TASK TO CARRY OUT: Please restate, exactly as written, the lines running from the beginning of the material through the line that has "x_half = [0.25] * 20" in it.

SOURCE EXCERPT:

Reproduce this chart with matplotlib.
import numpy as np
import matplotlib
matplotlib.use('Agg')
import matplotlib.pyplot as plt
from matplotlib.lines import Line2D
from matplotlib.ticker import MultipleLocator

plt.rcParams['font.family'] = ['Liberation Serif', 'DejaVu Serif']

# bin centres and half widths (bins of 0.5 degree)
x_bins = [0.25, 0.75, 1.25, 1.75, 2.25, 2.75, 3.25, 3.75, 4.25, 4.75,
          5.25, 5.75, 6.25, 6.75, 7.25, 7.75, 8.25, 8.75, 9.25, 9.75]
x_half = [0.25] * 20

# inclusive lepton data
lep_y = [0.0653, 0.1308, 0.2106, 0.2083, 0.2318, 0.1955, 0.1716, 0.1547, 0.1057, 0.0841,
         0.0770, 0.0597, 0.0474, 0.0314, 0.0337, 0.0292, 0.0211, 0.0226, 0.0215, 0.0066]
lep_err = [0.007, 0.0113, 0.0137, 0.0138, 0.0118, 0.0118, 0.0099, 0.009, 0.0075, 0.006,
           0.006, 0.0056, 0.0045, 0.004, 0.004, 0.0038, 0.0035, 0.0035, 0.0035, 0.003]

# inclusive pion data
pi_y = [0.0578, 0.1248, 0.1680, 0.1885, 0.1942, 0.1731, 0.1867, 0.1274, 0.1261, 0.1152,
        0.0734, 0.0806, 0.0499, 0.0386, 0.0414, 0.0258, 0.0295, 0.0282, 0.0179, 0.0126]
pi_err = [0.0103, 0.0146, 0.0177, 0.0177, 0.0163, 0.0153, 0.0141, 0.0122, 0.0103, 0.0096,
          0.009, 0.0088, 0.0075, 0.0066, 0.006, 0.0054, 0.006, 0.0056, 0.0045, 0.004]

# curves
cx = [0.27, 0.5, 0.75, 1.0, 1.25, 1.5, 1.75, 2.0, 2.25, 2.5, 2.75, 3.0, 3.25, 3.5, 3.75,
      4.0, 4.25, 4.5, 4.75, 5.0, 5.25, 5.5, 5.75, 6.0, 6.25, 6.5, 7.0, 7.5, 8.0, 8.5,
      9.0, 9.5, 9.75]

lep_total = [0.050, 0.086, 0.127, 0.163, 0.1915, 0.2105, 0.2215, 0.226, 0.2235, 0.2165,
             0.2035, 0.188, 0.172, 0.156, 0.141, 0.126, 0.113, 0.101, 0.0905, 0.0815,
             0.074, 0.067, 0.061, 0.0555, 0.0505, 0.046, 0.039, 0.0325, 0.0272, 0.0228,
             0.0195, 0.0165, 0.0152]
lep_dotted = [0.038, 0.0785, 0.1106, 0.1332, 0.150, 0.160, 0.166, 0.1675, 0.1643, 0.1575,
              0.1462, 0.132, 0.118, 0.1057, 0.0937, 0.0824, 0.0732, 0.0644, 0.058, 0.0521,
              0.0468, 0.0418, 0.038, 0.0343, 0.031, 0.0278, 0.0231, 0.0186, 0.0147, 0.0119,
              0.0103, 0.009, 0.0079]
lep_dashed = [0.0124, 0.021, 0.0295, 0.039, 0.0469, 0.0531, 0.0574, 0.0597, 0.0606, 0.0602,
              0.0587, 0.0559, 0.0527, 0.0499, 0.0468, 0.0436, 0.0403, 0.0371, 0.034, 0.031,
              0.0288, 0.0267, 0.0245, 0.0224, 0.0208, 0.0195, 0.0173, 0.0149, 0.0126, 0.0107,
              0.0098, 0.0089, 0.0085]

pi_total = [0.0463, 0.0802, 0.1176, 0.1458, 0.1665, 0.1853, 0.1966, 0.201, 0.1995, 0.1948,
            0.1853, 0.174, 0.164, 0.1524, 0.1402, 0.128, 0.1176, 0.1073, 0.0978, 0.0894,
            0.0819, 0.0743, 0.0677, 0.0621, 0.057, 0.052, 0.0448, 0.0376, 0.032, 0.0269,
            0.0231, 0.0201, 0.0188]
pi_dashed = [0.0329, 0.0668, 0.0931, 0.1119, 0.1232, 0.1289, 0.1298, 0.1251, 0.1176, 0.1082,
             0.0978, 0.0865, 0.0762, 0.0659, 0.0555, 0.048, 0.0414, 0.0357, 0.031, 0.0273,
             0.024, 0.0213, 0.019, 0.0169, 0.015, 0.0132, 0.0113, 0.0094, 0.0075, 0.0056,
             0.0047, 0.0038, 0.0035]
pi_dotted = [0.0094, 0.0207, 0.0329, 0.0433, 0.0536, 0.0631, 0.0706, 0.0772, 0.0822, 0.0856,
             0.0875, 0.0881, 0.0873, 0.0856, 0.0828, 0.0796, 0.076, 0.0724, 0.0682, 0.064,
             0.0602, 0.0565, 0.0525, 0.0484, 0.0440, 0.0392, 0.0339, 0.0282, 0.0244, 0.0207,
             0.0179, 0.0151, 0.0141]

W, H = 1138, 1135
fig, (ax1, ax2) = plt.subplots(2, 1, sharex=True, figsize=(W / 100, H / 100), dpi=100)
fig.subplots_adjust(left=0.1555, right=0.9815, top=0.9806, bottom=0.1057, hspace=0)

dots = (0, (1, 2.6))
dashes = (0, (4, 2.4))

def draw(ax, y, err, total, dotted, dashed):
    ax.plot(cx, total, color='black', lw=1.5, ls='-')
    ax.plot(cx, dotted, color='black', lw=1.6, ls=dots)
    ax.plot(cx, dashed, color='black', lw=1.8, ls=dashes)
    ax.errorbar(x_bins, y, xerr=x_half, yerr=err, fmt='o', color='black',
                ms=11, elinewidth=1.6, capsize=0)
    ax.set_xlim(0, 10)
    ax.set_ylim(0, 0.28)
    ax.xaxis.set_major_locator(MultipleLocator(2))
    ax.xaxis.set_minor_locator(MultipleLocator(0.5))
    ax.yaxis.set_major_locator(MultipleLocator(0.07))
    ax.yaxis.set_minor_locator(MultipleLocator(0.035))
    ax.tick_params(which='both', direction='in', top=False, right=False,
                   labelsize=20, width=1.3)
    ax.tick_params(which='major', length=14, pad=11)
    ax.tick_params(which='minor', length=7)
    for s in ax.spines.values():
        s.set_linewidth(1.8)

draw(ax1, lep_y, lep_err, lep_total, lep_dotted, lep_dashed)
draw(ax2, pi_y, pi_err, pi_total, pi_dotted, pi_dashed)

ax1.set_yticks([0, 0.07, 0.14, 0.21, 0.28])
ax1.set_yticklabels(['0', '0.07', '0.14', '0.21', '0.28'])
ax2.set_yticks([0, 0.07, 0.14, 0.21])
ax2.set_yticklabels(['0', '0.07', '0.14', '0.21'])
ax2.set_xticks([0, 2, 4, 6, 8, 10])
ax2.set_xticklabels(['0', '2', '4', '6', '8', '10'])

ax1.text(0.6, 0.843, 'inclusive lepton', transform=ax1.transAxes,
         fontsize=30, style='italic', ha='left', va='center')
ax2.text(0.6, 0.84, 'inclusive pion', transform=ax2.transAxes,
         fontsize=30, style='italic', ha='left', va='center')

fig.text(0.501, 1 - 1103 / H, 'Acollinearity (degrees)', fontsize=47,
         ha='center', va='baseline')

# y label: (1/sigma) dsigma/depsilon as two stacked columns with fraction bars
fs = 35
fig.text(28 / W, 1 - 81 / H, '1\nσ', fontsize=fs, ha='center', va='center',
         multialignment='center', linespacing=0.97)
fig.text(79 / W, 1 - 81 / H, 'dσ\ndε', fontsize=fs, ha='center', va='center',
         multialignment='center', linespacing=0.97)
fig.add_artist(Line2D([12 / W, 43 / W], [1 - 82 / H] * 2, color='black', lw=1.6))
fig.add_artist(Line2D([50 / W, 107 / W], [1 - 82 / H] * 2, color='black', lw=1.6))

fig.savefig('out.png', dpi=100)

TASK RESULT:
Reproduce this chart with matplotlib.
import numpy as np
import matplotlib
matplotlib.use('Agg')
import matplotlib.pyplot as plt
from matplotlib.lines import Line2D
from matplotlib.ticker import MultipleLocator

plt.rcParams['font.family'] = ['Liberation Serif', 'DejaVu Serif']

# bin centres and half widths (bins of 0.5 degree)
x_bins = [0.25, 0.75, 1.25, 1.75, 2.25, 2.75, 3.25, 3.75, 4.25, 4.75,
          5.25, 5.75, 6.25, 6.75, 7.25, 7.75, 8.25, 8.75, 9.25, 9.75]
x_half = [0.25] * 20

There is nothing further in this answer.